* START *

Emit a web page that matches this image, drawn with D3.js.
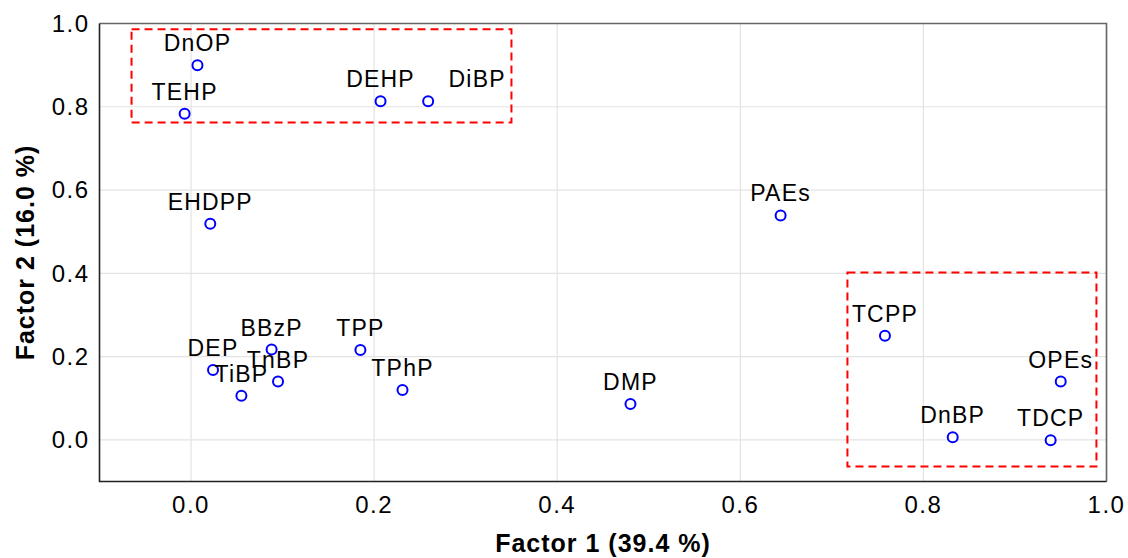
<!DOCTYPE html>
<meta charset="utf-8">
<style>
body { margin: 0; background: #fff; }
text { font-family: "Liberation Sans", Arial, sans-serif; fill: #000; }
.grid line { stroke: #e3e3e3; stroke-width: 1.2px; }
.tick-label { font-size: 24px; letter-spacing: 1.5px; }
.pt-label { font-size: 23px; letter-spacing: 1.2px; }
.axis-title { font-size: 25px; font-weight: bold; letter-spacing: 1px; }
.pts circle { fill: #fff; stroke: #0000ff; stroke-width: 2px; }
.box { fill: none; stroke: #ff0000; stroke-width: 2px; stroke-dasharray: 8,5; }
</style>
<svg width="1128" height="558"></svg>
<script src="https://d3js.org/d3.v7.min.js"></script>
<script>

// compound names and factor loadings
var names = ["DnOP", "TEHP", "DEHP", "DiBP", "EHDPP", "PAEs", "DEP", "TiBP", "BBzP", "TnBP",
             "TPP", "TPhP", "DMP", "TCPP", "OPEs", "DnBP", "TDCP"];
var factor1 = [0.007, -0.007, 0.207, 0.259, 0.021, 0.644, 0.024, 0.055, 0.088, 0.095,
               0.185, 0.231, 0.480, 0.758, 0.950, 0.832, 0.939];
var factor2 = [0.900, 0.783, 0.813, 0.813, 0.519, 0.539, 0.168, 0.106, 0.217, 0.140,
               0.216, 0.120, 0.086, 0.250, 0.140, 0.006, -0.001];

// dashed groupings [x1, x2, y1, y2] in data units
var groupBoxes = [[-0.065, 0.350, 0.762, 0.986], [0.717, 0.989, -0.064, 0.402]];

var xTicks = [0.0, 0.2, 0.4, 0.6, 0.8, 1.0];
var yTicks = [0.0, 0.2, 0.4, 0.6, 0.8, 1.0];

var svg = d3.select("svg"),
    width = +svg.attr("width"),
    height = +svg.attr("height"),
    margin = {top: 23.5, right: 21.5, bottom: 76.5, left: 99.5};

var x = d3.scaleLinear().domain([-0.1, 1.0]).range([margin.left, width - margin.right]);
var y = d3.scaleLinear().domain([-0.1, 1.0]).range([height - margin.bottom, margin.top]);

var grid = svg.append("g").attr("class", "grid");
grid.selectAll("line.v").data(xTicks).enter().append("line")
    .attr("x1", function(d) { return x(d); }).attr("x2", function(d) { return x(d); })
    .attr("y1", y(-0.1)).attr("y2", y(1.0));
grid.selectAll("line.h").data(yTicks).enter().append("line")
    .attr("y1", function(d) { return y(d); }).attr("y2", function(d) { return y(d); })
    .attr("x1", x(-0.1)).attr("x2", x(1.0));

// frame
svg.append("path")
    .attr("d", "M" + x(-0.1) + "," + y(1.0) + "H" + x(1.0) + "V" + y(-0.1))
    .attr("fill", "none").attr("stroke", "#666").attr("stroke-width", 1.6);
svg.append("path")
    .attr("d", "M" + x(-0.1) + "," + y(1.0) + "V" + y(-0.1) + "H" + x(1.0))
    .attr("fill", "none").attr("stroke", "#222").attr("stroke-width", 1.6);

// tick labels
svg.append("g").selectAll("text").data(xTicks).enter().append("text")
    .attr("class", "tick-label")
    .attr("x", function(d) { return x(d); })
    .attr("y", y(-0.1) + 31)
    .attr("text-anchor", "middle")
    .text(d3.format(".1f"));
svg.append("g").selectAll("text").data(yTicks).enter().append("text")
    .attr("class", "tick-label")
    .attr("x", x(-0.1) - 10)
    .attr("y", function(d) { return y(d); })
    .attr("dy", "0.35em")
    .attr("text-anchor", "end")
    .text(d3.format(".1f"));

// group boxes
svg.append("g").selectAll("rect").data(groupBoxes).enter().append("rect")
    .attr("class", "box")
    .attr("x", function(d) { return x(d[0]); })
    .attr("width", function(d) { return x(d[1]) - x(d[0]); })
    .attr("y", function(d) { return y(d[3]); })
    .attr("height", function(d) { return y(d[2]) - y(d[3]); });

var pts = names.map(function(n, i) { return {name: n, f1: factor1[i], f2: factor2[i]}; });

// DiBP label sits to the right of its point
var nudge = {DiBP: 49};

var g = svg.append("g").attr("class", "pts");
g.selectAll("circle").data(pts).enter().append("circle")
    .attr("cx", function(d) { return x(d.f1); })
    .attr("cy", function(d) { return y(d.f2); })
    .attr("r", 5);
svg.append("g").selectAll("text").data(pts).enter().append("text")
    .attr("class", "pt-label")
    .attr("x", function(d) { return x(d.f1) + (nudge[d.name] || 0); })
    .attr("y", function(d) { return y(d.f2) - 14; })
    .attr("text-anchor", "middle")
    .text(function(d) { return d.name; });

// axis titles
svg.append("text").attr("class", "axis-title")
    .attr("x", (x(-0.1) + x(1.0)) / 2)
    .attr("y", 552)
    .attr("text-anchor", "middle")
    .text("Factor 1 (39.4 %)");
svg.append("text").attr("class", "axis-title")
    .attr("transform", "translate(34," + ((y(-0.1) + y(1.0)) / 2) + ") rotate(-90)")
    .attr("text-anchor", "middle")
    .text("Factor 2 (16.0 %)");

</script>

* END *
* START *

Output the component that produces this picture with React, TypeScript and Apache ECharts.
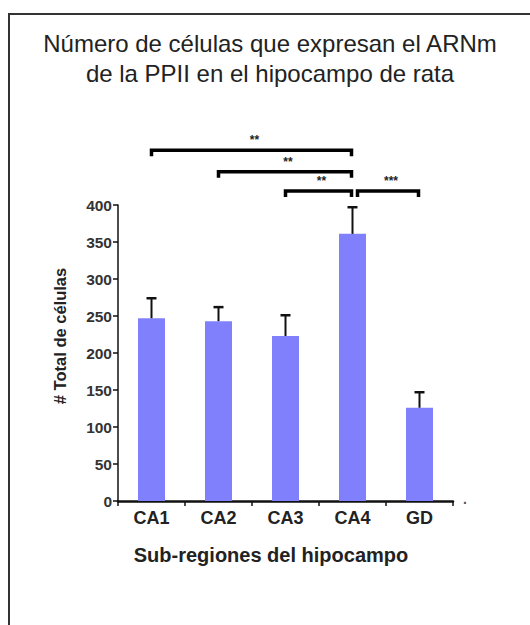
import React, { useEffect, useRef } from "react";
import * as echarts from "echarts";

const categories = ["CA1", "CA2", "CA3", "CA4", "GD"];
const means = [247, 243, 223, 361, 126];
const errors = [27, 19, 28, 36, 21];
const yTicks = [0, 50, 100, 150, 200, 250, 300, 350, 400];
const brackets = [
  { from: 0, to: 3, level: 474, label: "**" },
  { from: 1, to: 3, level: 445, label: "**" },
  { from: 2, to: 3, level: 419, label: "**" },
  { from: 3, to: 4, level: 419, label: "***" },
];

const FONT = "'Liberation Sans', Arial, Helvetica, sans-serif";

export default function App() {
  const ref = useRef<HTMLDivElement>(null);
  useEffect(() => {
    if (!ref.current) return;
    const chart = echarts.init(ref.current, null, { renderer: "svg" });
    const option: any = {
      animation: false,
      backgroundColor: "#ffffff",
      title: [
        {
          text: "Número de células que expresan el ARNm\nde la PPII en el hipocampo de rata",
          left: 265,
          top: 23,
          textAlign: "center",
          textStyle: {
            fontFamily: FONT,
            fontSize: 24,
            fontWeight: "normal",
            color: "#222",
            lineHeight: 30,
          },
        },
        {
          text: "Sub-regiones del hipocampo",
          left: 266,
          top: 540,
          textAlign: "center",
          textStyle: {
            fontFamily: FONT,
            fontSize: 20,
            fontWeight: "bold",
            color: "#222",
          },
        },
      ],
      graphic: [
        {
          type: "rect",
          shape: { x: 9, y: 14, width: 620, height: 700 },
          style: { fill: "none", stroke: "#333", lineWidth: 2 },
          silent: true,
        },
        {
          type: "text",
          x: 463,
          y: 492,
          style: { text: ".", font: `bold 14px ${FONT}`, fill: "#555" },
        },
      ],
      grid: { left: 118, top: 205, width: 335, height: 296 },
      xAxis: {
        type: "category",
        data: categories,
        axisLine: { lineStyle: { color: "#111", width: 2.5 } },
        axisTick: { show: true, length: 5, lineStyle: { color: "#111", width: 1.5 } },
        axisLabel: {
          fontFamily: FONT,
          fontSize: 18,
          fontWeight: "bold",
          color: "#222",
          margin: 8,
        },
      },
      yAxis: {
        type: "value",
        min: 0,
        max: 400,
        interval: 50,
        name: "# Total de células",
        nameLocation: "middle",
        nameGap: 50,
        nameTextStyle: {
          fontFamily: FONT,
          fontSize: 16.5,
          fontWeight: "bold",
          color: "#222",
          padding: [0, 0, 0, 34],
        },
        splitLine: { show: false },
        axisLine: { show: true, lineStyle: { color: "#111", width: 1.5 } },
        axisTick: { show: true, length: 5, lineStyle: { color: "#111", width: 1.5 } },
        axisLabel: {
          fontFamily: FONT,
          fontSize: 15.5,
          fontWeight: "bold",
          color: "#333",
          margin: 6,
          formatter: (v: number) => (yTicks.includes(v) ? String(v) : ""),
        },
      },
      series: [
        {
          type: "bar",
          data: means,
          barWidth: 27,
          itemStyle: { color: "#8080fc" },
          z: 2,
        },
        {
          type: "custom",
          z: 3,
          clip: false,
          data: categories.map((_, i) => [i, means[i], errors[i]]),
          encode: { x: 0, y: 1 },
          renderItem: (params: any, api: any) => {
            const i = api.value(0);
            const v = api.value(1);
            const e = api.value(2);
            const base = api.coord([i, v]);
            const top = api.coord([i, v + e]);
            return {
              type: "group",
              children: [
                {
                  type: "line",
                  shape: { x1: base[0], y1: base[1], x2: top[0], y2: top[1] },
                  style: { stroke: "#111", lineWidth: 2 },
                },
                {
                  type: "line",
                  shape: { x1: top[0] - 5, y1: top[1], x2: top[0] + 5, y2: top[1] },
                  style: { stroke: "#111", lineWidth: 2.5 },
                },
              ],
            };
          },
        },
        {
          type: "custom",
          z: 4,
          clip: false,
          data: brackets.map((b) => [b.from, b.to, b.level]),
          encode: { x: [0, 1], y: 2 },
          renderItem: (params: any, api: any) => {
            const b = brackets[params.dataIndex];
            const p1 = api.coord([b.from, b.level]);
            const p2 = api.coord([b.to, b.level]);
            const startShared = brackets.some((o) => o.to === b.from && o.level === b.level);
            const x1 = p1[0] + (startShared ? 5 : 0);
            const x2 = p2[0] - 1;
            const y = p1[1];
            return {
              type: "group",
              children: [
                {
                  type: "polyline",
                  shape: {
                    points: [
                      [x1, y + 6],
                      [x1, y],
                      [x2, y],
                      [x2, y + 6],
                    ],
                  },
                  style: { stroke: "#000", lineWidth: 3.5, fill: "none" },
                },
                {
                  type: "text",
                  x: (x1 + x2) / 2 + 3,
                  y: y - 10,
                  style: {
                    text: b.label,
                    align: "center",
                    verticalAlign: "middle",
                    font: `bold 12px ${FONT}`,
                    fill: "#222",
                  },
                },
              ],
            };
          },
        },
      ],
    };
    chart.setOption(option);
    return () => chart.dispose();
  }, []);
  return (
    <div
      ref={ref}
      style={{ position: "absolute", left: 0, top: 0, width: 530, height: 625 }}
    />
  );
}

* END *

▸ **CHALLENGE**
Each line that has the word "this" should be copied.

▸ **EXERCISE OUTPUT**
Emit a web page that matches this image, drawn with D3.js.
Output the component that produces this picture with React, TypeScript and Apache ECharts.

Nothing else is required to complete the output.